A day after the deadly pickup truck attack on Bourbon Street in New Orleans, law enforcement agencies appeared to have wrapped up most of their initial investigative work and called in street cleaning trucks in preparation for the reopening of the popular tourist destination.
City leaders have not yet said whether Bourbon Street will reopen for visitors in time for the Sugar Bowl game, now scheduled for 4 p.m. Eastern on Thursday after being postponed following Wednesday’s attack. But Sidney Torres, the chief executive and owner of IV Waste, a New Orleans company that holds the street cleaning contract for the city’s historic French Quarter, said that beer trucks and other service vehicles would soon be allowed into the street.
F.B.I. and police officials gave permission at midnight for all of the street to be cleaned except for a few areas where investigators were still working, and those areas were then designated for cleanup a short time later, at 2:30 a.m., Mr. Torres said early Thursday in an interview at the corner of Canal Street and Bourbon Street, where the attack began.
Many police patrol cars had left Canal Street overnight. A mobile law enforcement communications truck also left, another sign that there could be less police activity in the area than in the initial hours after the attack.
As dawn approached and the sky began to lighten, the streets remained almost empty.

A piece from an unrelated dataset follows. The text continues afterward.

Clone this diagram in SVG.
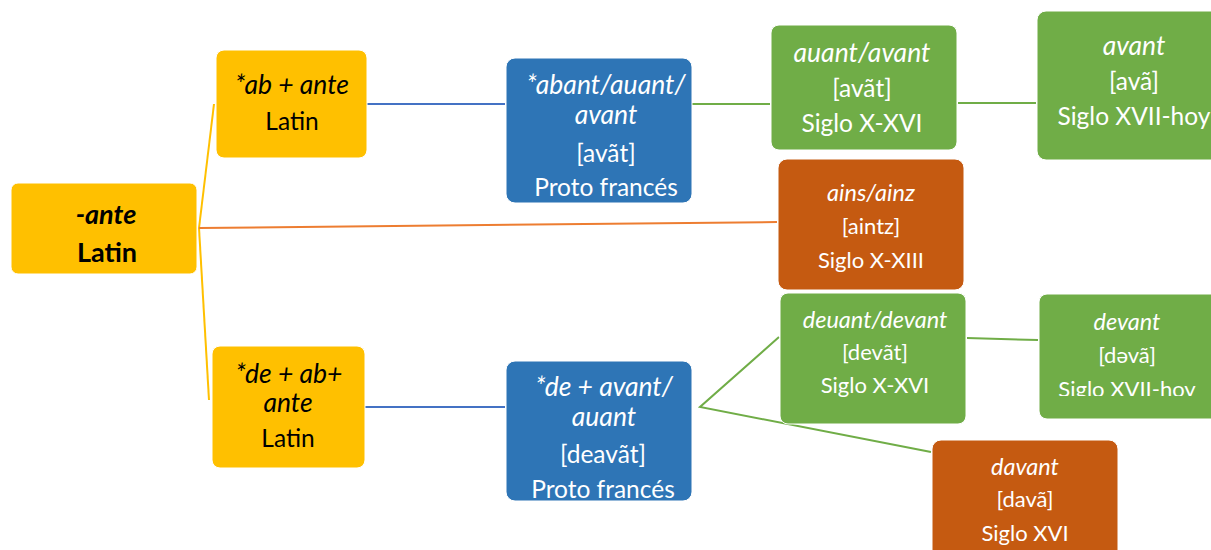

Brenda Rice, a tourist from Macon, Ga., stood outside smoking a cigarette and compared the silence to what Bourbon Street was like when she returned to her hotel just minutes before the attack.
“It was packed — we were all having to hold each other’s hands to get through the crowd,” she recalled.
A hotel worker, Jake William, who was walking past Bourbon Street on his way to work before dawn, predicted the neighborhood would return to its rollicking form following the rescheduled Sugar Bowl, a college football playoff matchup between Notre Dame and Georgia.
“Tonight after the game,” he said, “it’ll be busy.”